Today the Telegraph are discussing Greece, French president Nicolas Sarkozy has struck a deal with his country's banks to restructure their holdings of Greek debt.
Also from the Telegraph, Adam Posen, the resident dove on the Bank of England's Monetary Policy Committee (MPC), has hit back at criticism from the world's central bank of Britain's soft interest rate policy by labelling its analysis "nonsense".
The New York Times is reporting, Microsoft is also jumping on the cloud bandwagon.
Thorntons is the most recent woe on the high street according to the Guardian, as more than 10,000 jobs are now at risk across the UK retail sector as Thorntons announced the closure of up to 180 stores, threatening around 1,000 jobs.
This is Money is also reporting on high street chains, Thousands more high street jobs are under threat as discount department store chain TJ Hughes teeters on the brink of collapse.
The Guardian is also discussing repossessions, Britain is facing a 'tsunami' of house repossessions as soon as interest rates start to rise, warns Richard Banks, the chief executive of UK Asset Resolution (UKAR) one of the country's leading bankers.
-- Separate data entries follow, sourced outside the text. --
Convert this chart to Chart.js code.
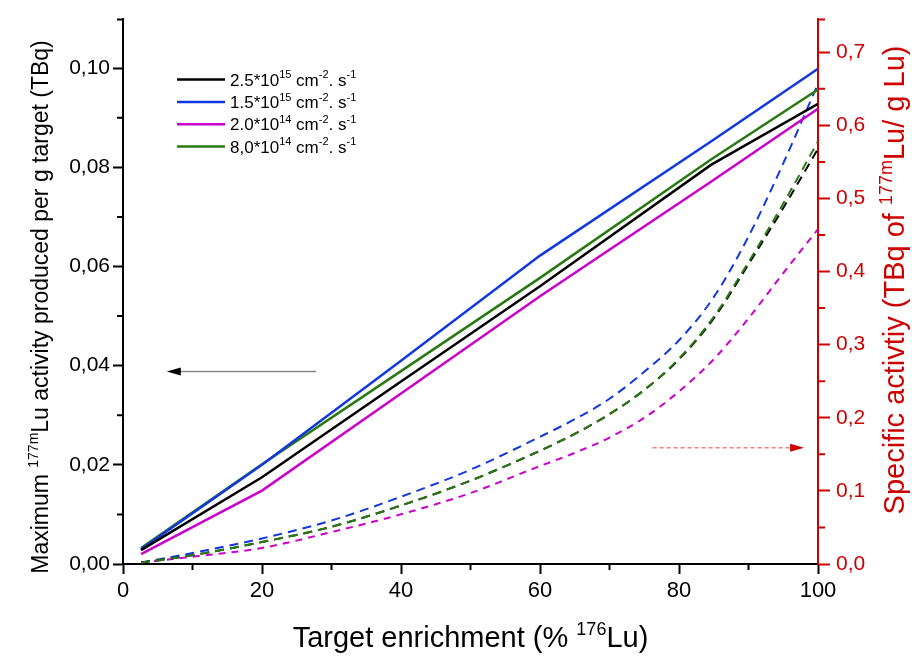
<!DOCTYPE html>
<html>
<head>
<meta charset="utf-8">
<script src="https://cdn.jsdelivr.net/npm/chart.js@4.4.1/dist/chart.umd.min.js"></script>
<style>
  html, body { margin: 0; padding: 0; background: #fff; }
  #wrap { width: 912px; height: 657px; }
</style>
</head>
<body>
<div id="wrap"><canvas id="luChart" width="912" height="657"></canvas></div>
<script>
// enrichment (% 176Lu) where the activity curves were computed
const xSolid = [2.6, 20, 40, 60, 84.6, 100];
const xSpec = [2.6, 10, 20, 30, 40, 50, 60, 65, 70, 75, 80, 85, 90, 95, 100];

// maximum 177mLu activity per g target (TBq), left axis
const act25 = [0.0028, 0.0175, 0.0368, 0.0560, 0.0805, 0.0928];
const act15 = [0.0030, 0.0200, 0.0410, 0.0622, 0.0852, 0.0999];
const act20 = [0.0020, 0.0148, 0.0344, 0.0540, 0.0771, 0.0918];
const act80 = [0.0032, 0.0201, 0.0389, 0.0577, 0.0816, 0.0957];

// specific activity (TBq of 177mLu / g Lu), right axis
const spec25 = [0.002, 0.012, 0.030, 0.051, 0.080, 0.114, 0.155, 0.178, 0.205, 0.238, 0.280, 0.336, 0.410, 0.487, 0.568];
const spec15 = [0.002, 0.015, 0.035, 0.0595, 0.092, 0.129, 0.174, 0.198, 0.226, 0.263, 0.306, 0.365, 0.448, 0.548, 0.657];
const spec20 = [0.002, 0.010, 0.022, 0.0437, 0.068, 0.097, 0.134, 0.152, 0.173, 0.200, 0.236, 0.280, 0.336, 0.398, 0.458];
const spec80 = [0.002, 0.012, 0.030, 0.051, 0.080, 0.114, 0.155, 0.178, 0.205, 0.238, 0.281, 0.338, 0.413, 0.493, 0.578];

const fluxLabels = [
    '2.5*10^{15} cm^{-2}. s^{-1}',
    '1.5*10^{15} cm^{-2}. s^{-1}',
    '2.0*10^{14} cm^{-2}. s^{-1}',
    '8,0*10^{14} cm^{-2}. s^{-1}'
];
const fluxColors = ['#000000', '#1238e0', '#cc00cc', '#2a7a12'];

const xTicks = [0, 20, 40, 60, 80, 100];
const xMinor = [10, 30, 50, 70, 90];
const leftTicks = [0, 0.02, 0.04, 0.06, 0.08, 0.10];
const leftMinor = [0.01, 0.03, 0.05, 0.07, 0.09, 0.11];
const rightTicks = [0, 0.1, 0.2, 0.3, 0.4, 0.5, 0.6, 0.7];
const rightMinor = [0.05, 0.15, 0.25, 0.35, 0.45, 0.55, 0.65];

const xTitle = 'Target enrichment (% ^{176}Lu)';
const leftTitle = 'Maximum ^{177m}Lu activity produced per g target (TBq)';
const rightTitle = 'Specific activtiy (TBq of ^{177m}Lu/ g Lu)';

const RED = '#cc0000';
const SANS = '"Liberation Sans", Arial, sans-serif';

function pts(xs, ys) {
    return xs.map((x, i) => ({ x: x, y: ys[i] }));
}

// text with ^{...} superscripts
function drawRich(ctx, text, x, y, size, family, align) {
    const parts = text.split(/\^\{([^}]*)\}/);
    const supSize = Math.round(size * 0.62);
    let total = 0;
    parts.forEach((p, i) => {
        ctx.font = (i % 2 ? supSize : size) + 'px ' + family;
        total += ctx.measureText(p).width;
    });
    let cx = align === 'center' ? x - total / 2 : x;
    ctx.textAlign = 'left';
    ctx.textBaseline = 'alphabetic';
    parts.forEach((p, i) => {
        const sup = i % 2 === 1;
        ctx.font = (sup ? supSize : size) + 'px ' + family;
        ctx.fillText(p, cx, sup ? y - size * 0.42 : y);
        cx += ctx.measureText(p).width;
    });
}

function arrow(ctx, x1, y, x2, lineColor, headColor, dash) {
    const dir = Math.sign(x2 - x1);
    ctx.save();
    ctx.strokeStyle = lineColor;
    ctx.lineWidth = 1.5;
    ctx.setLineDash(dash);
    ctx.beginPath();
    ctx.moveTo(x1, y);
    ctx.lineTo(x2 - dir * 13, y);
    ctx.stroke();
    ctx.setLineDash([]);
    ctx.fillStyle = headColor;
    ctx.beginPath();
    ctx.moveTo(x2, y);
    ctx.lineTo(x2 - dir * 14, y - 4);
    ctx.lineTo(x2 - dir * 14, y + 4);
    ctx.closePath();
    ctx.fill();
    ctx.restore();
}

const decor = {
    id: 'decor',
    afterDraw(chart) {
        const ctx = chart.ctx;
        const a = chart.chartArea;
        const sx = chart.scales.x, yl = chart.scales.yL, yr = chart.scales.yR;
        ctx.save();

        // minor ticks
        ctx.lineWidth = 2;
        ctx.strokeStyle = '#000';
        ctx.beginPath();
        xMinor.forEach(v => {
            const px = sx.getPixelForValue(v);
            ctx.moveTo(px, a.bottom); ctx.lineTo(px, a.bottom + 6);
        });
        leftMinor.forEach(v => {
            const py = Math.max(yl.getPixelForValue(v), a.top + 1);
            ctx.moveTo(a.left, py); ctx.lineTo(a.left - 6, py);
        });
        ctx.stroke();
        ctx.strokeStyle = RED;
        ctx.beginPath();
        rightMinor.forEach(v => {
            const py = yr.getPixelForValue(v);
            ctx.moveTo(a.right, py); ctx.lineTo(a.right + 7, py);
        });
        ctx.moveTo(a.right, a.top + 1); ctx.lineTo(a.right + 7, a.top + 1);
        ctx.stroke();

        // arrows pointing at the axes
        arrow(ctx, sx.getPixelForValue(27.8), yl.getPixelForValue(0.0388), sx.getPixelForValue(6.3),
              '#8a8a8a', '#000', []);
        arrow(ctx, sx.getPixelForValue(76.2), yr.getPixelForValue(0.159), sx.getPixelForValue(98),
              '#f08080', RED, [4, 3]);

        // legend
        const lx = a.left + 54, ly = a.top + 61, rowH = 22.3;
        fluxLabels.forEach((lab, i) => {
            const y = ly + i * rowH;
            ctx.strokeStyle = fluxColors[i];
            ctx.lineWidth = 2.5;
            ctx.beginPath();
            ctx.moveTo(lx, y); ctx.lineTo(lx + 48, y);
            ctx.stroke();
            ctx.fillStyle = '#000';
            drawRich(ctx, lab, lx + 53, y + 6, 17, SANS, 'left');
        });

        // axis titles
        ctx.fillStyle = '#000';
        drawRich(ctx, xTitle, (a.left + a.right) / 2, 647, 29, SANS, 'center');

        ctx.save();
        ctx.translate(48, 307);
        ctx.rotate(-Math.PI / 2);
        drawRich(ctx, leftTitle, 0, 0, 23, SANS, 'center');
        ctx.restore();

        ctx.save();
        ctx.fillStyle = RED;
        ctx.translate(904, 280);
        ctx.rotate(-Math.PI / 2);
        drawRich(ctx, rightTitle, 0, 0, 29, SANS, 'center');
        ctx.restore();

        ctx.restore();
    }
};

const solid = [act25, act15, act20, act80].map((ys, i) => ({
    label: fluxLabels[i],
    data: pts(xSolid, ys),
    yAxisID: 'yL',
    borderColor: fluxColors[i],
    borderWidth: 2.5,
    pointRadius: 0,
    tension: 0
}));

const dashed = [spec80, spec25, spec15, spec20].map((ys, i) => {
    const c = [fluxColors[3], fluxColors[0], fluxColors[1], fluxColors[2]][i];
    return {
        label: 'spec ' + i,
        data: pts(xSpec, ys),
        yAxisID: 'yR',
        borderColor: c,
        borderWidth: 2,
        borderDash: i === 3 ? [7, 6] : [9, 6],
        pointRadius: 0,
        cubicInterpolationMode: 'monotone'
    };
});

const ctx = document.getElementById('luChart').getContext('2d');
const luChart = new Chart(ctx, {
    type: 'line',
    data: { datasets: solid.concat(dashed) },
    options: {
        responsive: false,
        animation: false,
        layout: { padding: { top: 12, left: 0, right: 0, bottom: 0 } },
        plugins: { legend: { display: false }, tooltip: { enabled: false } },
        scales: {
            x: {
                type: 'linear',
                position: 'bottom',
                min: 0, max: 100,
                afterBuildTicks: s => { s.ticks = xTicks.map(v => ({ value: v })); },
                afterFit: s => { s.height = 93; },
                ticks: { color: '#000', padding: 4, font: { family: SANS, size: 22 }, maxRotation: 0 },
                grid: { drawOnChartArea: false, tickLength: 10, tickColor: '#000', tickWidth: 2 },
                border: { color: '#000', width: 2 }
            },
            yL: {
                type: 'linear',
                position: 'left',
                min: 0, max: 0.11,
                afterBuildTicks: s => { s.ticks = leftTicks.map(v => ({ value: v })); },
                afterFit: s => { s.width = 123; },
                ticks: {
                    color: '#000', padding: 3, font: { family: SANS, size: 21 },
                    callback: v => v.toFixed(2).replace('.', ',')
                },
                grid: { drawOnChartArea: false, tickLength: 10, tickColor: '#000', tickWidth: 2 },
                border: { color: '#000', width: 2 }
            },
            yR: {
                type: 'linear',
                position: 'right',
                min: 0, max: 0.746,
                afterBuildTicks: s => { s.ticks = rightTicks.map(v => ({ value: v })); },
                afterFit: s => { s.width = 94; },
                ticks: {
                    color: RED, padding: 6, font: { family: SANS, size: 21 },
                    callback: v => v.toFixed(1).replace('.', ',')
                },
                grid: { drawOnChartArea: false, tickLength: 12, tickColor: RED, tickWidth: 2 },
                border: { color: RED, width: 2 }
            }
        }
    },
    plugins: [decor]
});
</script>
</body>
</html>
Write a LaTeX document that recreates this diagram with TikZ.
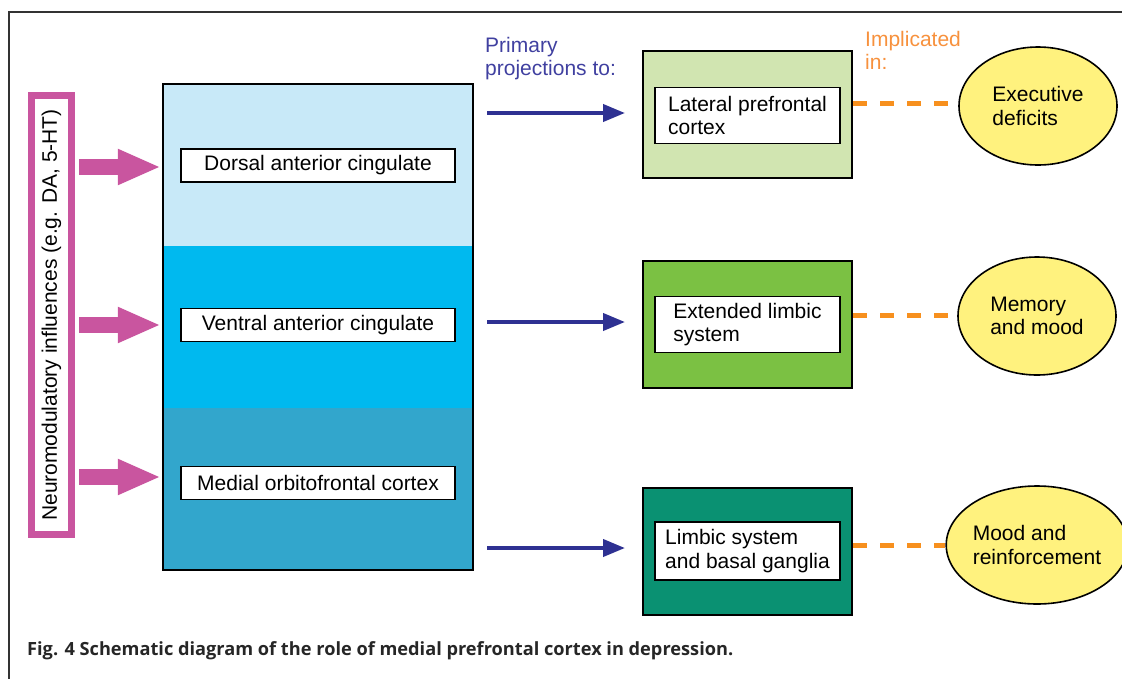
\documentclass[tikz,border=0pt]{standalone}
\usepackage{xcolor}
\usepackage{fontspec}
\setmainfont{Liberation Sans}
\newfontfamily\capfont{Open Sans}
\usetikzlibrary{arrows.meta, positioning, shapes.geometric}

\definecolor{pinkish}{HTML}{C9559F}
\definecolor{navy}{HTML}{2E3192}
\definecolor{navytext}{HTML}{4040A0}
\definecolor{orangeline}{HTML}{F7901E}
\definecolor{orangetext}{HTML}{F7913D}
\definecolor{dorsalblue}{HTML}{C8E9F8}
\definecolor{ventralblue}{HTML}{00B9EF}
\definecolor{medialblue}{HTML}{32A6CC}
\definecolor{lightgreen}{HTML}{D1E5B1}
\definecolor{midgreen}{HTML}{7BC143}
\definecolor{darkgreen}{HTML}{0A9172}
\definecolor{paleyellow}{HTML}{FFF27E}

\begin{document}
\begin{tikzpicture}[x=1pt, y=-1pt,
    every node/.style={font=\fontsize{21}{23.5}\selectfont},
    region/.style={rectangle, minimum width=310pt, minimum height=162pt, inner sep=0pt},
    label box/.style={draw, line width=1.6pt, fill=white, rectangle, minimum width=274pt, minimum height=33pt, inner sep=0pt},
    target/.style={draw, line width=2pt, rectangle, minimum width=209pt, minimum height=127pt},
    target text/.style={draw, line width=1.6pt, fill=white, rectangle, minimum width=185pt, minimum height=56pt, inner sep=0pt, align=left},
    effect/.style={draw, line width=1.6pt, fill=paleyellow, ellipse, minimum width=158pt, minimum height=118pt, inner sep=0pt, align=left},
    influence/.style={pinkish, line width=16pt, -{Triangle[length=43pt, width=33pt]}},
    projection/.style={navy, line width=4pt, -{Triangle[length=22pt, width=17pt]}},
    implication/.style={orangeline, line width=5pt, dash pattern=on 14pt off 13pt}]
    \useasboundingbox (0,0) rectangle (1122,678);

    % Frame
    \draw[line width=1.4pt, black!80] (9,690) -- (9,12) -- (1130,12);

    % Neuromodulatory box
    \node[draw=pinkish, line width=7pt, rotate=90, minimum width=439pt, minimum height=40pt, inner sep=0pt] (neuro) at (51.5,315) {Neuromodulatory influences (e.g. DA, 5-HT)};

    % Medial prefrontal column
    \node[region, fill=dorsalblue] (dorsal) at (318,165) {};
    \node[region, fill=ventralblue] (ventral) at (318,327) {};
    \node[region, fill=medialblue] (medial) at (318,489) {};
    \draw[line width=2pt] (dorsal.north west) rectangle (medial.south east);

    \node[label box] (dacc) at (318,165.5) {Dorsal anterior cingulate};
    \node[label box] (vacc) at (318,325) {Ventral anterior cingulate};
    \node[label box] (mofc) at (318,483) {Medial orbitofrontal cortex};

    % Pink arrows
    \draw[influence] ([xshift=4pt]neuro.south |- 0,167) -- ([xshift=-2pt]dorsal.west |- 0,167);
    \draw[influence] ([xshift=4pt]neuro.south |- 0,325) -- ([xshift=-2pt]ventral.west |- 0,325);
    \draw[influence] ([xshift=4pt]neuro.south |- 0,477) -- ([xshift=-2pt]medial.west |- 0,477);

    % Headers
    \node[navytext, anchor=north west, inner sep=0pt, align=left] (primary) at (485,37) {Primary\\projections to:};
    \node[orangetext, anchor=north west, inner sep=0pt, align=left] (implicated) at (865,31) {Implicated\\in:};

    % Targets
    \node[target, fill=lightgreen] (lateral) at (747.5,114.5) {};
    \node[target, fill=midgreen] (limbic) at (747.5,324.5) {};
    \node[target, fill=darkgreen] (basal) at (747.5,551.5) {};

    \node[target text] (lpfc) at (747.5,115.5) {Lateral prefrontal\\cortex};
    \node[target text] (els) at (747.5,324.5) {Extended limbic\\system};
    \node[target text, minimum height=58pt] (lsbg) at (747.5,551) {Limbic system\\and basal ganglia};

    % Blue arrows
    \coordinate (p1) at (487,113);
    \coordinate (p2) at (487,322);
    \coordinate (p3) at (487,548);
    \draw[projection] (p1) -- ([xshift=-17pt]lateral.west |- p1);
    \draw[projection] (p2) -- ([xshift=-17pt]limbic.west |- p2);
    \draw[projection] (p3) -- ([xshift=-17pt]basal.west |- p3);

    % Effects
    \node[effect] (exec) at (1038,106) {Executive\\deficits};
    \node[effect] (memory) at (1037,316) {Memory\\and mood};
    \node[effect] (mood) at (1037,545) {Mood and\\reinforcement};

    % Orange dashes
    \draw[implication] (lateral.east |- 0,103) -- (exec.west |- 0,103);
    \draw[implication] (limbic.east |- 0,315) -- (memory.west |- 0,315);
    \draw[implication] (basal.east |- 0,545) -- (mood.west |- 0,545);

    % Caption
    \node[anchor=base west, inner sep=0pt, font=\capfont\bfseries\fontsize{18.2}{21}\selectfont, text=black!85] (caption) at (27,655) {Fig. 4 Schematic diagram of the role of medial prefrontal cortex in depression.};
\end{tikzpicture}
\end{document}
Today in the Financial Times, how the UK might be damaging their relationship with China, Wen Jiabao, China's premier, has sharply rebuked the UK government of David Cameron over its criticisms of China's lack of human rights, warning that the London should stop its "finger-pointing" at Beijing.
From This is Money, a green ‘stealth' tax to encourage new wind farms and nuclear power plants could push tens of thousands of households into fuel poverty but do nothing to reduce emissions.